WHAT THE EXERCISE ASKS: Extract every line that includes the string "matplotlib".
══ DATA SECTION ══
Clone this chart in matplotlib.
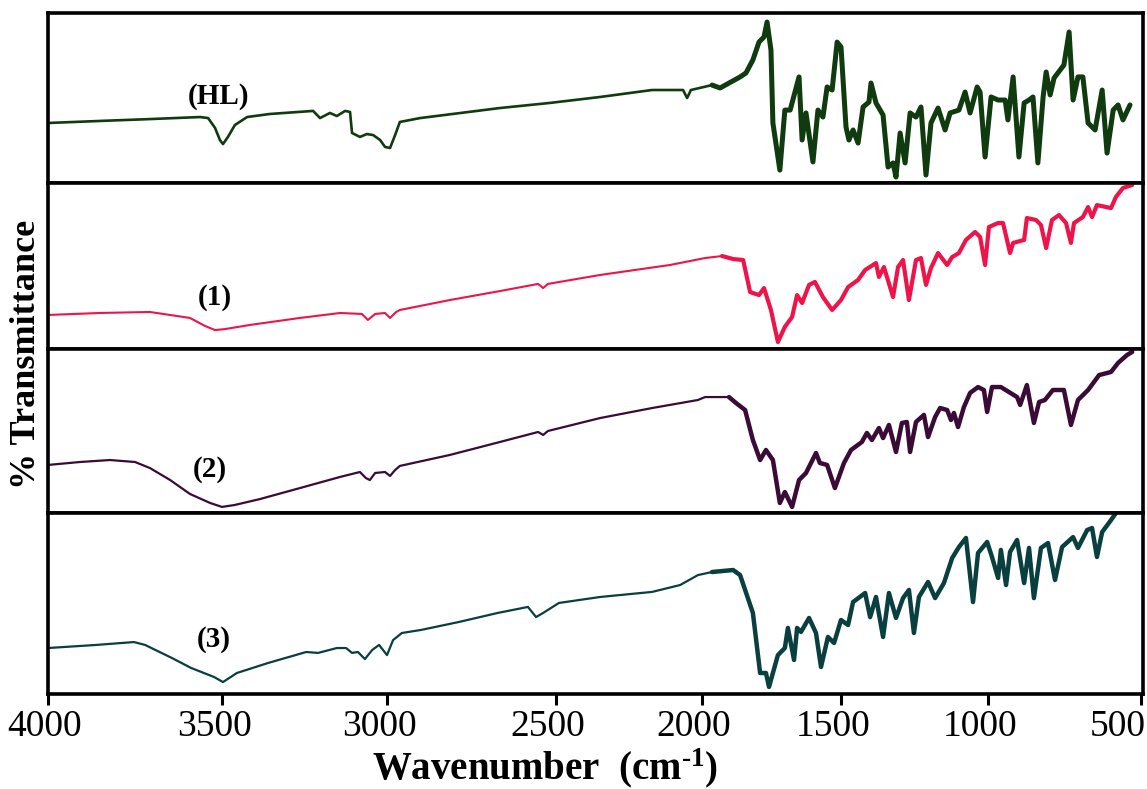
import numpy as np
import matplotlib
matplotlib.use("Agg")
import matplotlib.pyplot as plt
from matplotlib.transforms import ScaledTranslation

plt.rcParams['font.family'] = ['Liberation Serif', 'DejaVu Serif']
plt.rcParams['mathtext.fontset'] = 'custom'
plt.rcParams['mathtext.rm'] = 'Liberation Serif:bold'
plt.rcParams['mathtext.it'] = 'Liberation Serif:bold'
plt.rcParams['mathtext.bf'] = 'Liberation Serif:bold'

# ---------------- data ----------------
tick_wn = [4000, 3500, 3000, 2500, 2000, 1500, 1000, 500]
tick_labels = ["4000", "3500", "3000", "2500", "2000", "1500", "1000", "500"]

series_names = ["(HL)", "(1)", "(2)", "(3)"]

HL_wn = [4000, 3851, 3707, 3563, 3540, 3520, 3506, 3497, 3482, 3461, 3424, 3355, 3224, 3203,
         3173, 3152, 3127, 3112, 3106, 3082, 3061, 3042, 3021, 3006, 2991, 2976, 2962, 2902,
         2666, 2518, 2349, 2171, 2110, 2065, 2051, 2038, 1964, 1935, 1863, 1842, 1817, 1795,
         1777, 1766, 1752, 1745, 1720, 1702, 1683, 1651, 1640, 1626, 1601, 1583, 1565, 1550,
         1532, 1514, 1500, 1483, 1473, 1459, 1442, 1425, 1405, 1398, 1381, 1357, 1340, 1323,
         1313, 1299, 1282, 1265, 1245, 1228, 1211, 1194, 1170, 1146, 1129, 1099, 1078, 1061,
         1037, 1027, 1010, 990, 967, 944, 935, 918, 899, 882, 866, 853, 837, 820, 810, 797,
         784, 752, 735, 722, 706, 690, 673, 650, 627, 611, 591, 575, 559, 536]
HL_T = [35.3, 36.5, 37.6, 38.8, 38.2, 32.4, 25.3, 22.9, 27.1, 34.1, 38.8, 40.6, 42.4, 38.2,
        41.2, 39.4, 42.4, 41.8, 29.4, 27.1, 28.8, 28.2, 25.3, 21.2, 20.6, 28.2, 35.9, 38.2,
        44.1, 47.1, 50.6, 54.7, 54.7, 54.7, 50.0, 54.7, 57.6, 55.9, 62.4, 64.7, 72.4, 82.9,
        85.9, 94.7, 78.2, 35.3, 7.6, 42.9, 42.9, 62.4, 25.3, 41.2, 12.4, 42.9, 38.8, 56.5,
        54.7, 82.9, 80.0, 32.9, 25.3, 31.2, 23.5, 44.7, 47.6, 58.8, 47.1, 40.0, 9.4, 11.8,
        3.5, 29.4, 11.8, 41.2, 38.8, 44.7, 4.7, 35.3, 44.1, 31.2, 41.2, 42.9, 53.5, 41.2,
        56.5, 53.5, 15.3, 50.6, 48.8, 48.8, 37.1, 62.4, 15.3, 47.1, 48.8, 50.6, 11.8, 50.6,
        65.3, 51.8, 61.8, 69.4, 88.8, 48.8, 62.4, 62.4, 35.3, 31.2, 54.7, 17.6, 42.9, 45.9,
        37.1, 45.9]

C1_wn = [4000, 3851, 3707, 3592, 3549, 3520, 3491, 3415, 3264, 3142, 3076, 3058, 3036, 3006,
         2991, 2973, 2962, 2814, 2666, 2553, 2538, 2524, 2349, 2110, 1989, 1928, 1888, 1852,
         1827, 1795, 1777, 1752, 1727, 1702, 1676, 1658, 1640, 1615, 1594, 1565, 1532, 1500,
         1476, 1442, 1418, 1381, 1371, 1354, 1323, 1306, 1289, 1269, 1245, 1228, 1211, 1194,
         1170, 1139, 1122, 1099, 1075, 1044, 1027, 1010, 997, 967, 951, 928, 918, 882, 873,
         843, 827, 810, 791, 768, 745, 729, 719, 690, 673, 660, 644, 598, 582, 559, 529]
C1_T = [20.5, 21.7, 22.3, 18.7, 13.9, 11.4, 12.0, 14.5, 18.7, 21.7, 21.1, 17.5, 21.1, 21.7,
        18.7, 22.3, 23.5, 29.5, 34.9, 39.2, 36.7, 39.2, 44.6, 50.6, 54.8, 56.0, 54.2, 53.6,
        34.3, 32.5, 36.7, 23.5, 4.2, 13.3, 19.3, 32.5, 27.7, 38.6, 40.4, 31.3, 23.5, 29.5,
        37.3, 41.6, 47.6, 51.8, 43.4, 49.4, 31.3, 49.4, 53.6, 29.5, 53.6, 54.8, 38.6, 48.8,
        57.8, 50.6, 55.4, 57.8, 65.7, 70.5, 67.5, 50.6, 73.5, 75.9, 75.9, 57.8, 63.9, 65.7,
        78.9, 77.7, 74.7, 60.8, 77.7, 80.7, 75.9, 63.9, 75.9, 79.5, 85.5, 79.5, 86.7, 84.9,
        91.6, 97.0, 98.8]

C2_wn = [4000, 3908, 3822, 3750, 3707, 3649, 3592, 3534, 3500, 3461, 3385, 3264, 3142, 3082,
         3064, 3052, 3036, 3006, 2991, 2976, 2962, 2814, 2666, 2553, 2538, 2524, 2349, 2171,
         2014, 1989, 1903, 1878, 1845, 1817, 1791, 1770, 1745, 1720, 1702, 1676, 1651, 1626,
         1590, 1576, 1550, 1522, 1490, 1466, 1429, 1412, 1395, 1371, 1357, 1337, 1313, 1293,
         1276, 1265, 1245, 1218, 1204, 1180, 1163, 1139, 1126, 1116, 1102, 1082, 1061, 1034,
         1014, 1003, 987, 958, 905, 895, 873, 850, 833, 814, 788, 752, 729, 706, 673, 637,
         598, 575, 546, 529]
C2_T = [29.3, 31.1, 32.3, 31.1, 27.4, 20.1, 11.6, 6.1, 3.7, 4.9, 8.5, 15.2, 22.0, 25.0,
        21.3, 20.1, 24.4, 25.0, 22.6, 26.2, 28.7, 35.4, 43.3, 49.4, 47.6, 50.0, 57.9, 64.0,
        68.9, 70.7, 70.7, 67.1, 62.8, 44.5, 32.3, 38.4, 32.3, 6.1, 12.8, 3.7, 20.1, 24.4,
        36.6, 30.5, 29.3, 15.2, 30.5, 38.4, 43.3, 48.8, 44.5, 51.8, 45.7, 53.7, 37.2, 54.9,
        55.5, 37.2, 55.5, 59.8, 46.3, 58.5, 64.0, 62.8, 56.7, 61.0, 52.4, 64.6, 73.2, 76.8,
        75.0, 61.6, 76.8, 76.8, 70.7, 65.9, 78.0, 54.9, 67.7, 68.9, 75.0, 75.0, 53.7, 68.9,
        75.0, 84.1, 86.0, 91.5, 96.3, 98.2]

C3_wn = [4000, 3862, 3753, 3721, 3644, 3589, 3523, 3497, 3455, 3361, 3245, 3209, 3152, 3124,
         3106, 3088, 3067, 3045, 3024, 3000, 2982, 2956, 2899, 2787, 2672, 2583, 2559, 2538,
         2490, 2349, 2171, 2075, 2014, 1964, 1888, 1863, 1817, 1791, 1770, 1759, 1727, 1702,
         1691, 1669, 1658, 1644, 1615, 1590, 1572, 1547, 1525, 1500, 1476, 1459, 1418, 1401,
         1381, 1357, 1337, 1313, 1289, 1269, 1252, 1235, 1204, 1180, 1150, 1122, 1099, 1075,
         1051, 1034, 1003, 987, 967, 958, 941, 928, 905, 882, 866, 850, 827, 804, 781, 758,
         722, 706, 676, 660, 644, 627, 598, 582]
C3_T = [25.4, 27.1, 28.7, 27.1, 19.9, 14.4, 9.4, 6.6, 11.6, 17.1, 23.2, 22.7, 25.4, 25.4,
        22.7, 23.2, 19.3, 24.3, 27.1, 21.5, 29.8, 33.7, 35.4, 39.8, 44.8, 48.1, 42.5, 44.8,
        50.3, 53.6, 56.4, 60.2, 65.7, 67.4, 68.5, 65.7, 44.8, 11.6, 11.6, 3.9, 21.5, 25.4,
        36.5, 18.8, 36.5, 34.3, 42.0, 33.7, 14.9, 31.5, 28.2, 40.9, 38.1, 50.8, 55.8, 42.5,
        53.6, 31.5, 55.8, 42.0, 53.0, 57.5, 33.7, 53.6, 61.9, 53.0, 61.3, 75.1, 81.2, 86.2,
        50.8, 77.9, 84.0, 75.7, 64.1, 79.6, 60.2, 78.5, 85.1, 61.3, 80.7, 53.0, 80.7, 83.4,
        63.0, 81.2, 86.7, 80.7, 90.6, 91.7, 75.7, 89.5, 96.1, 100.0]

# ---------------- style / layout ----------------
colors = ["#0f3b0f", "#ee1449", "#3a0b36", "#0a3f40"]
thin_lw = [1.9, 1.5, 1.6, 1.6]
thick_lw = [3.6, 3.0, 3.2, 3.2]
label_pos = [(0.156, 0.51), (0.1525, 0.31), (0.148, 0.265), (0.151, 0.30)]

# the reference's wavenumber axis is unevenly spaced between ticks
scale_wn = [4100] + tick_wn + [400]
scale_pos = [-35, 0, 174, 339, 508, 654, 793, 940, 1093, 1126]
neg_wn = -np.array(scale_wn, dtype=float)
pos_arr = np.array(scale_pos, dtype=float)


def fwd(x):
    # monotonically increasing in x; axis is then shown reversed via xlim
    return -np.interp(-np.asarray(x, dtype=float), neg_wn, pos_arr)


def inv(p):
    return -np.interp(-np.asarray(p, dtype=float), pos_arr, neg_wn)


fig = plt.figure(figsize=(11.47, 7.89), dpi=100)
gs = fig.add_gridspec(4, 1, left=48 / 1147, right=1143 / 1147,
                      top=1 - 13 / 789, bottom=1 - 694 / 789,
                      hspace=0, height_ratios=[170, 166, 164, 181])

data = [(HL_wn, HL_T), (C1_wn, C1_T), (C2_wn, C2_T), (C3_wn, C3_T)]
axes = []
for i in range(4):
    ax = fig.add_subplot(gs[i])
    ax.set_xscale('function', functions=(fwd, inv))
    ax.set_xlim(4000, 494)
    ax.set_ylim(0, 100)
    wn = np.array(data[i][0], dtype=float)
    tt = np.array(data[i][1], dtype=float)
    m_thin = wn >= 1900
    m_thick = wn <= 1970
    ax.plot(wn[m_thin], tt[m_thin], color=colors[i], lw=thin_lw[i],
            solid_joinstyle='round', solid_capstyle='round')
    ax.plot(wn[m_thick], tt[m_thick], color=colors[i], lw=thick_lw[i],
            solid_joinstyle='round', solid_capstyle='round')
    ax.text(label_pos[i][0], label_pos[i][1], series_names[i], transform=ax.transAxes,
            ha='center', va='center', fontsize=21, fontweight='bold')
    ax.set_yticks([])
    for sp in ax.spines.values():
        sp.set_linewidth(2.6)
        sp.set_color('black')
    ax.minorticks_off()
    if i < 3:
        ax.tick_params(axis='x', bottom=False, labelbottom=False)
    else:
        ax.set_xticks(tick_wn)
        ax.set_xticklabels(tick_labels)
        ax.tick_params(axis='x', direction='out', length=8, width=2.2,
                       labelsize=27, pad=3)
        # the reference's labels sit a little to the left of their ticks
        labs = ax.get_xticklabels()
        for k, lab in enumerate(labs):
            if k == len(labs) - 1:
                shift = -23
            elif k == 0:
                shift = -3
            else:
                shift = -8
            lab.set_transform(lab.get_transform() +
                              ScaledTranslation(shift / 100, 0, fig.dpi_scale_trans))
    axes.append(ax)

fig.text(545 / 1147, 1 - 768 / 789, r"Wavenumber  (cm$^{\text{-}1}$)", ha='center', va='center',
         fontsize=28, fontweight='bold')
fig.text(27 / 1147, 1 - 354 / 789, "% Transmittance", ha='center', va='center',
         rotation=90, fontsize=26, fontweight='bold')

fig.savefig("out.png", dpi=100)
═══
OUTPUT OF THE EXERCISE:
Clone this chart in matplotlib.
import matplotlib
matplotlib.use("Agg")
import matplotlib.pyplot as plt
from matplotlib.transforms import ScaledTranslation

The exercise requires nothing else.